At What Age Do You Have to Take Social Security?

There is no age at which you are legally required to start taking Social Security retirement benefits. The program is voluntary, and you can delay claiming as long as you want. However, there is no financial incentive to wait past age 70, because your benefit stops growing at that point. Most people claim somewhere between 62 and 70, and understanding the trade-offs at each age is the key to making a smart decision.

Why Age 70 Is the Practical Deadline

Social Security rewards you for waiting with delayed retirement credits, which increase your monthly benefit for every month you postpone past your full retirement age. Those credits stop accumulating once you turn 70. If you haven’t filed by then, you’re simply leaving money on the table, collecting nothing while your benefit stays flat.

If you do wait past 70 to file, the Social Security Administration can pay you up to six months of retroactive benefits. But it cannot pay retroactive benefits for any month before you reached full retirement age, and the maximum lookback is six months. So filing at 70 and a half would get you a lump sum covering those extra months, but waiting until 72 would not get you two years of back payments. You’d just lose those months permanently.

The Earliest You Can Claim: Age 62

The earliest you can start collecting retirement benefits is 62, and you must be 62 for the entire month to qualify. Claiming early comes with a permanent reduction to your monthly check. How much depends on your full retirement age and how many months early you file.

For anyone born in 1960 or later, full retirement age is 67. That means claiming at 62 puts you 60 months ahead of schedule, and your benefit is reduced by 30%. If your full benefit at 67 would be $2,000 a month, claiming at 62 drops it to roughly $1,400 a month for life. That reduction never goes away.

Here’s how the reduction breaks down by birth year:

  • Born 1943 to 1954: Full retirement age of 66, with a 25% reduction at 62
  • Born 1955: Full retirement age of 66 and 2 months, with a 25.83% reduction
  • Born 1956: Full retirement age of 66 and 4 months, with a 26.67% reduction
  • Born 1957: Full retirement age of 66 and 6 months, with a 27.50% reduction
  • Born 1958: Full retirement age of 66 and 8 months, with a 28.33% reduction
  • Born 1959: Full retirement age of 66 and 10 months, with a 29.17% reduction
  • Born 1960 or later: Full retirement age of 67, with a 30% reduction

What Full Retirement Age Actually Means

Full retirement age is the age at which you qualify for 100% of the benefit your earnings record has earned you. For decades it was 65, but Congress raised it gradually. If you were born in 1960 or later, your full retirement age is 67. Claiming before that age shrinks your check; claiming after it grows your check, up to age 70.

The growth from delayed retirement credits is significant. For each year you wait past full retirement age, your benefit increases by about 8% per year. Someone with a $2,000 monthly benefit at 67 would receive roughly $2,480 at 70. Over a long retirement, that difference adds up to tens of thousands of dollars.

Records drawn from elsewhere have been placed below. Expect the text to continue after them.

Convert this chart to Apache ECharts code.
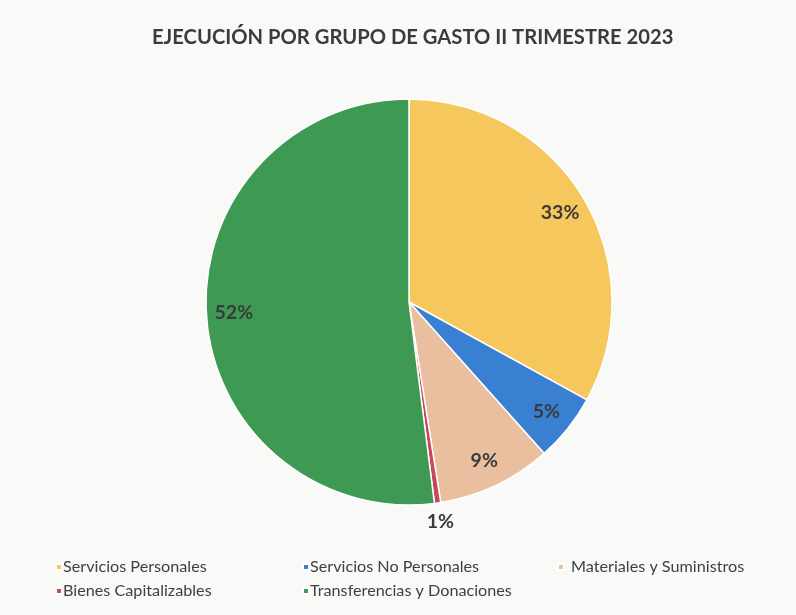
<!DOCTYPE html>
<html>
<head>
<meta charset="utf-8">
<script src="https://cdn.jsdelivr.net/npm/echarts@6/dist/echarts.min.js"></script>
<style>
html,body{margin:0;padding:0;background:#f9f9f8;}
#chart{width:796px;height:615px;}
</style>
</head>
<body>
<div id="chart"></div>
<script>
const categories = ['Servicios Personales','Servicios No Personales','Materiales y Suministros','Bienes Capitalizables','Transferencias y Donaciones'];
const values = [33.0, 5.4, 9.1, 0.5, 52.0];
const colors = ['#f5c75c','#3a80d2','#eabf9f','#c7485c','#3e9a52'];
const titleText = 'EJECUCIÓN POR GRUPO DE GASTO II TRIMESTRE 2023';

const FONT = 'Lato, "Open Sans", sans-serif';
const chart = echarts.init(document.getElementById('chart'));

const pieData = categories.map((c,i)=>({name:c, value:values[i], itemStyle:{color:colors[i]}}));
const labelData = categories.map((c,i)=>({name:c, value:values[i], label:{show:i!==3}}));
const outerLabelData = categories.map((c,i)=>({name:c, value:values[i], label:{show:i===3}}));

function legendFor(names, left, textPad){
  return {
    left:left, top:558, padding:0, orient:'vertical', itemWidth:6, itemHeight:6, itemGap:6,
    icon:'rect', selectedMode:false,
    textStyle:{fontFamily:FONT, fontSize:16.2, color:'#404040', lineHeight:18, padding:[0,0,0,textPad]},
    data: names.map(n=>({name:n, itemStyle:{color:colors[categories.indexOf(n)]}}))
  };
}

const labelStyle = {fontFamily:FONT, fontWeight:'bold', fontSize:19.5, color:'#3a3a3a',
  formatter:p=>Math.round(p.value)+'%'};

chart.setOption({
  backgroundColor:'#f9f9f8',
  animation:false,
  title:{text:titleText, left:152, top:27, padding:0,
    textStyle:{fontFamily:FONT, fontWeight:'bold', fontSize:20.2, color:'#3b3b3b'}},
  legend:[
    legendFor([categories[0], categories[3]], 55, -4),
    legendFor([categories[1], categories[4]], 302, -4),
    legendFor([categories[2]], 557, 2)
  ],
  series:[
    {type:'pie', center:[409,302], radius:[0,203], startAngle:90, clockwise:true,
     data:pieData, label:{show:false}, labelLine:{show:false},
     itemStyle:{borderColor:'#ffffff', borderWidth:1.5}, silent:true},
    {type:'pie', center:[409,302], radius:[142,203], startAngle:90, clockwise:true,
     data:labelData, silent:true, legendHoverLink:false,
     itemStyle:{color:'rgba(0,0,0,0)', borderWidth:0},
     label:Object.assign({position:'inside'}, labelStyle),
     labelLine:{show:false}},
    {type:'pie', center:[409,302], radius:[206,232], startAngle:90, clockwise:true,
     data:outerLabelData, silent:true, legendHoverLink:false,
     itemStyle:{color:'rgba(0,0,0,0)', borderWidth:0},
     label:Object.assign({position:'inside'}, labelStyle),
     labelLine:{show:false}}
  ]
});
</script>
</body>
</html>
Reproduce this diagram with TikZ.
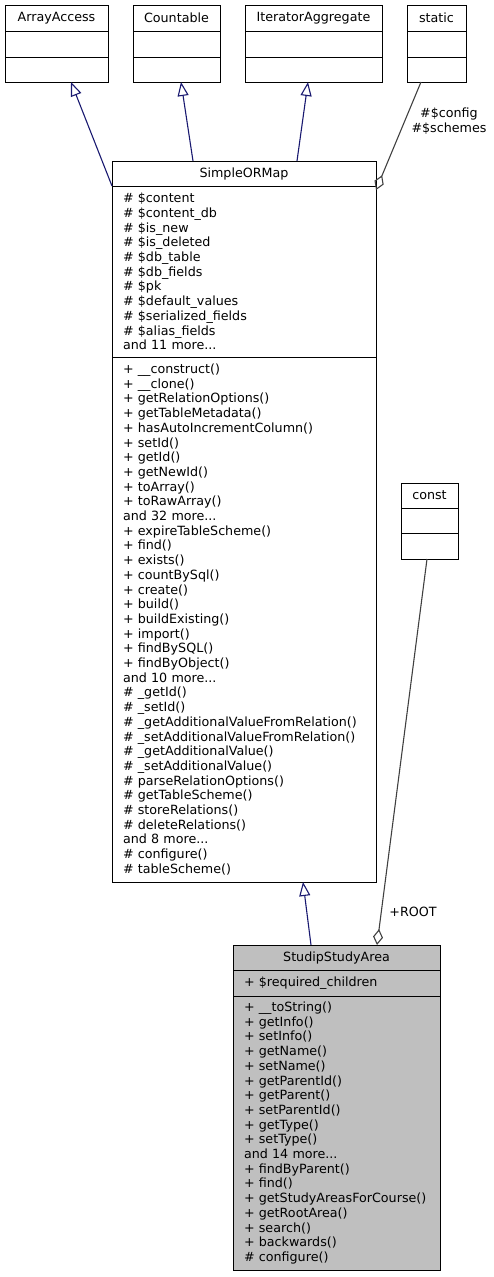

Working While Collecting Before Full Retirement Age

If you claim early and keep working, your benefits may be temporarily reduced based on how much you earn. In 2026, if you won’t reach full retirement age during the year, Social Security withholds $1 in benefits for every $2 you earn above $24,480. In the year you reach full retirement age, the threshold is more generous: $1 withheld for every $3 earned above $65,160, and only earnings from months before you hit full retirement age count.

This is not a permanent loss. Once you reach full retirement age, Social Security recalculates your benefit to credit you for the months it withheld payments. But in the short term, it can mean smaller or even zero checks if your earnings are high enough. If you plan to keep working with substantial income, claiming early may not put much money in your pocket anyway.

How to Decide When to Claim

The right age depends on your health, your savings, and whether you need the income now. Claiming at 62 makes sense if you’ve stopped working and need cash flow to cover basic expenses. The reduced benefit is better than draining retirement savings or going into debt.

Waiting until 70 pays off most for people who are healthy, expect to live into their 80s or beyond, and can cover living expenses from savings or work income in the meantime. The breakeven point, where total lifetime payments from a delayed claim overtake the total from an early claim, typically falls somewhere around age 80 to 82. If you live past that, delaying was the better financial move.

Married couples have an additional consideration. The higher earner’s benefit determines the survivor benefit. If one spouse dies, the surviving spouse keeps the larger of the two checks. Delaying the higher earner’s claim to 70 can significantly increase the income the surviving spouse receives for the rest of their life.

There is no single right answer, but the core math is straightforward: every month you delay between 62 and 70 permanently increases your monthly payment. The question is whether you can afford to wait and whether your health suggests you’ll collect long enough to come out ahead.